The long way around, I’d say. It’s one of those things where I look back and wish I’d started sooner. I always had the ideas for stories floating around in my head, and at one point actually began to write them down in a notebook, but I never really had the drive to sit down and finish an entire novel and certainly never entertained the idea of being a fiction writer as a career.
Then, a few years back I joined a literature group and fell in love with books all over again. Up to that point, I had really stopped reading much, especially fiction, so I would say that rediscovering a love of story was what drew me back into writing.
Why do you think you are writing in the genre of science fiction?
There is an editor named Shelia Williams who said, “all fiction is written to examine or illuminate some aspect of human existence, but…in science fiction the backdrop you work against is the size of the Universe.” And I love the almost endless possibilities that science fiction affords. So, in a sense, its all about the story and the characters at the end of the day, just as it would be for any other genre. But there is another sense in which there is a deliberate effort on my part to tell a certain kind of story which is (hopefully) quite distinct. To be honest, I’m not exactly sure that science fiction is broad enough to describe it. I think “speculative fiction” might be a better term but the phrase I really prefer is “imaginative fiction”.

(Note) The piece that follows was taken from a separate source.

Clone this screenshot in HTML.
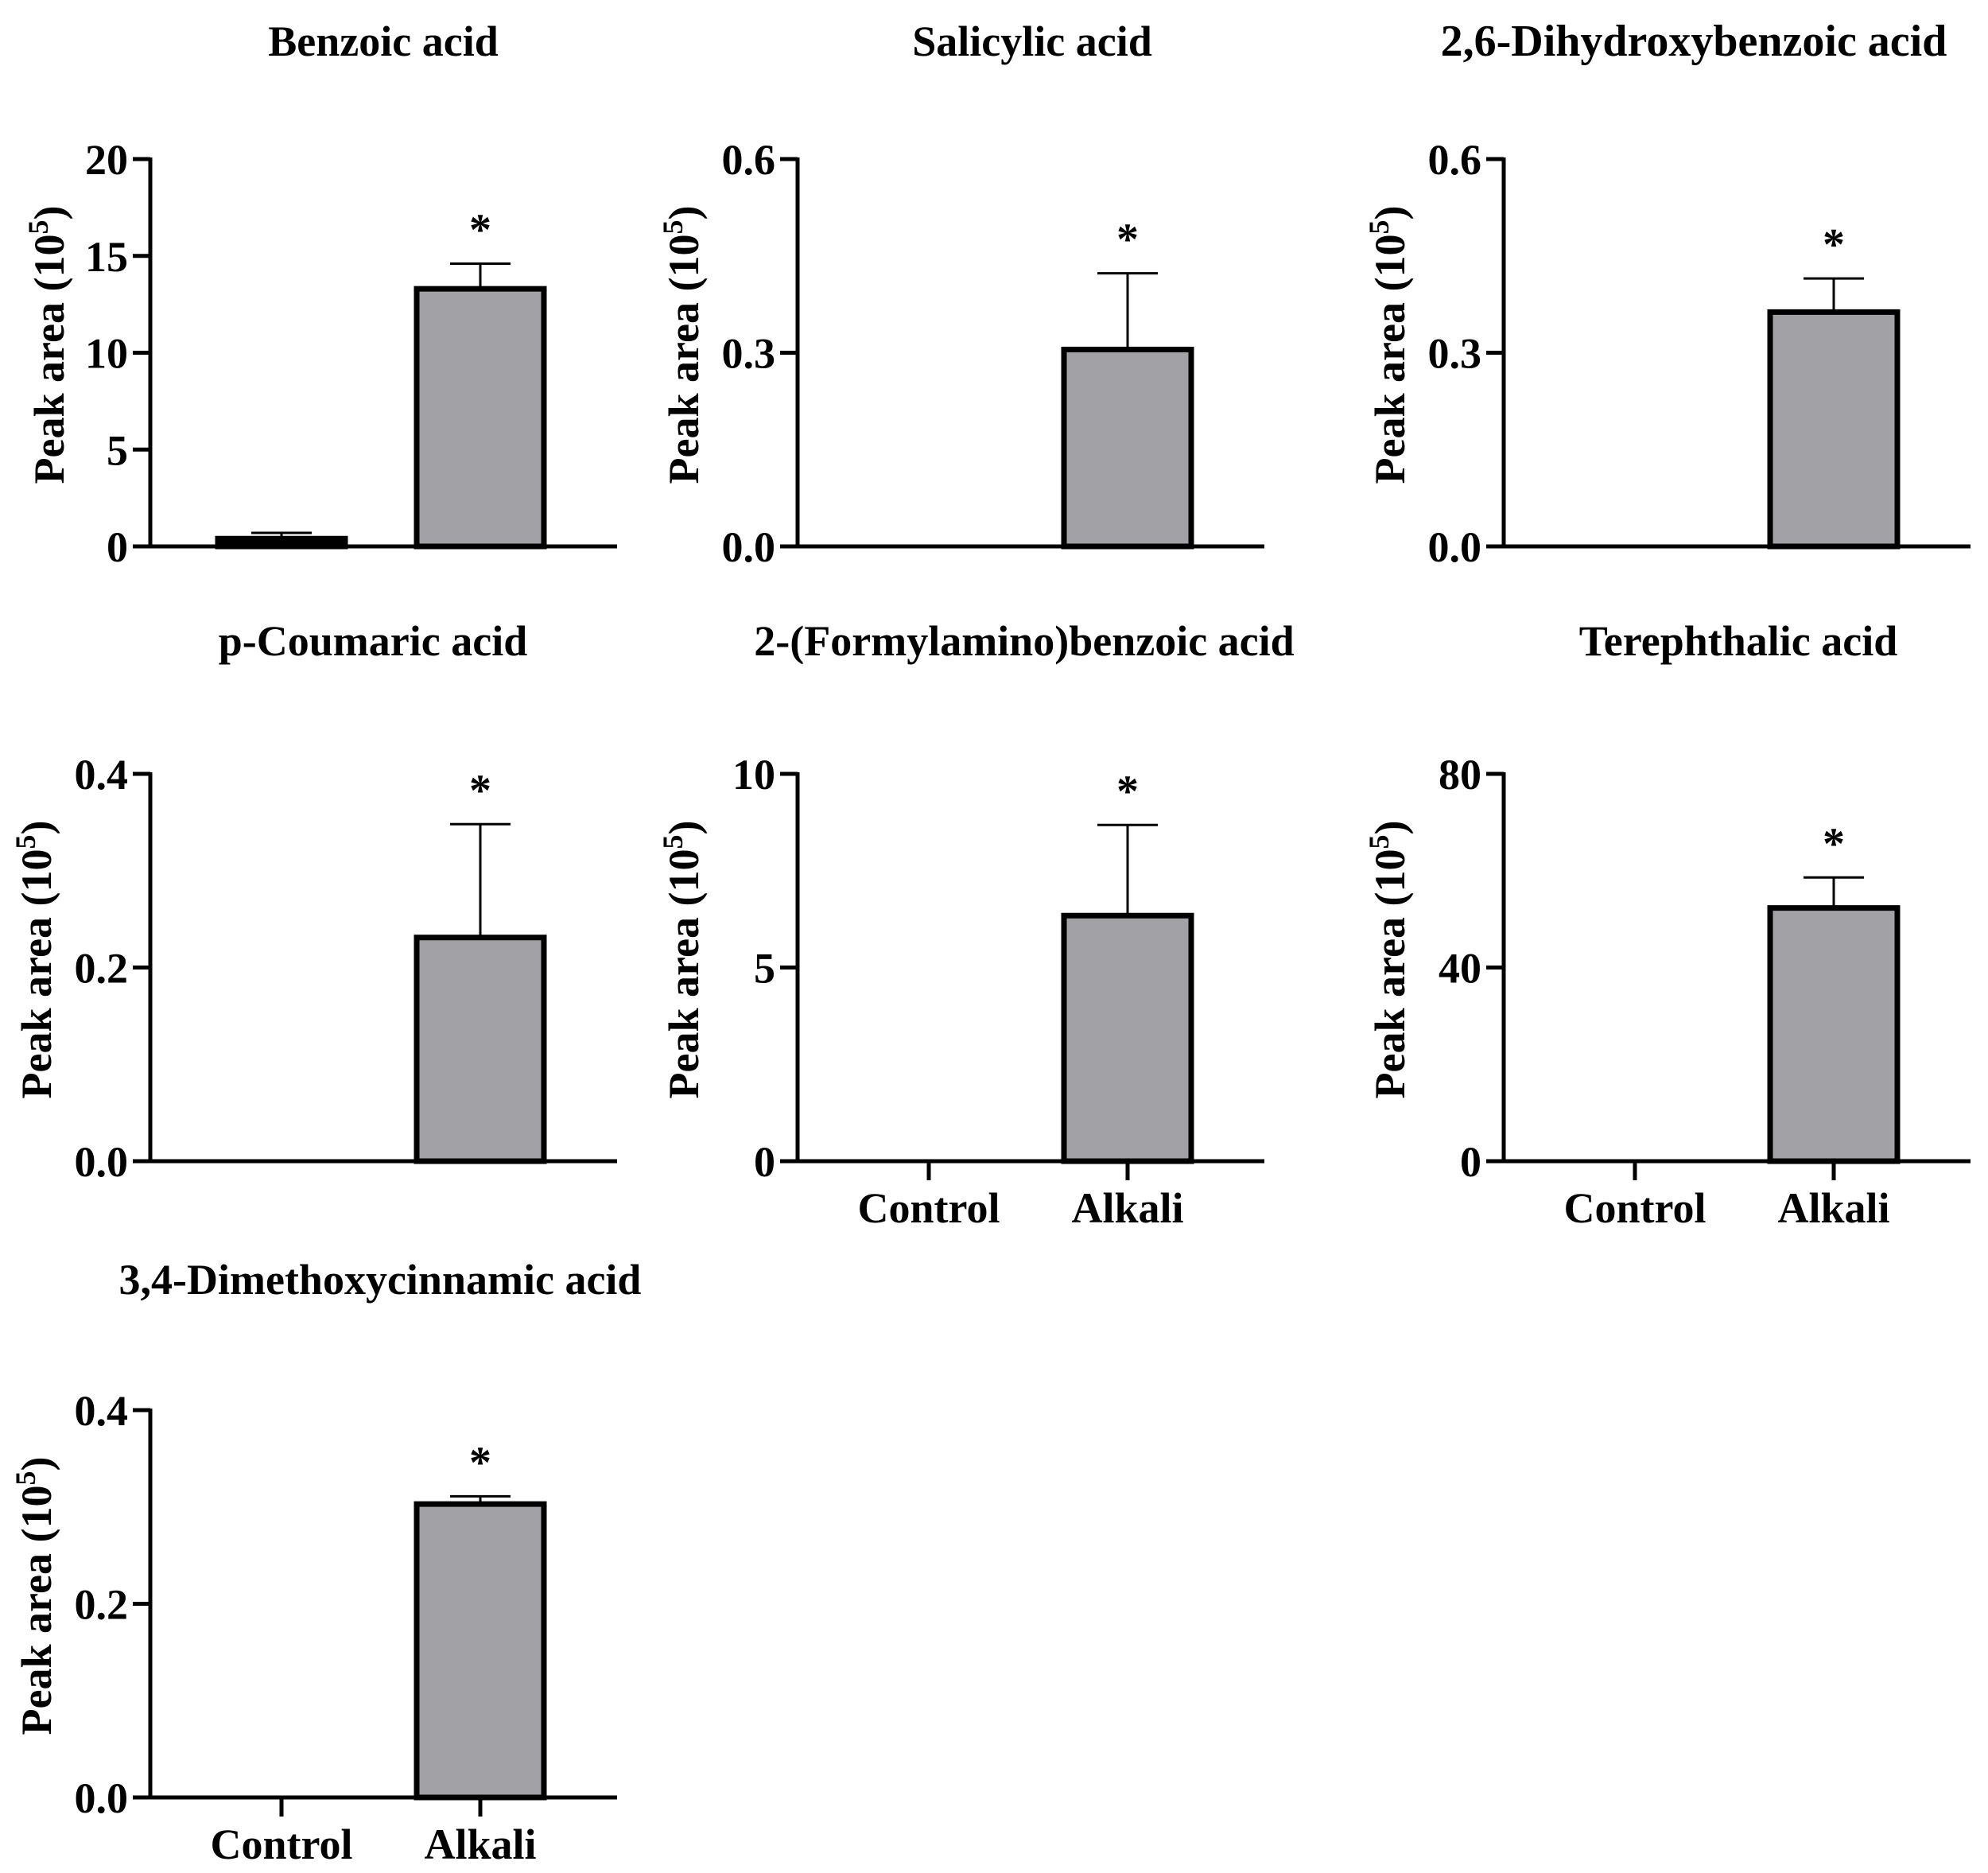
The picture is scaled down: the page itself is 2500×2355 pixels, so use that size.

This “imaginative” fiction is writing that lifts the reader out of the mundane or the ordinary so that he can experience the world as it really is. What I mean by that is this: we may think that traffic and work and the daily news are all “real life”, but so often they numb us to the wonder and magic of really living. We trim our nails and brush our teeth and go to the gym, but is that all there is to life? To stay relatively healthy and free from pain until we one day fall into the grave? What about things like courage, truth, sacrifice, and honour? What are our daily lives teaching us about those things? Of course I don’t doubt that some people have very dramatic experiences, but I think that for most people, they settle into life in such a way that they are blind to what really matters. And I believe there is something inherent in the way our mind works (at least I know this is true of my mind which is the one I know best) that allows imaginative stories to take us out of our daily routines and show us the glory of creation and what it means to be human.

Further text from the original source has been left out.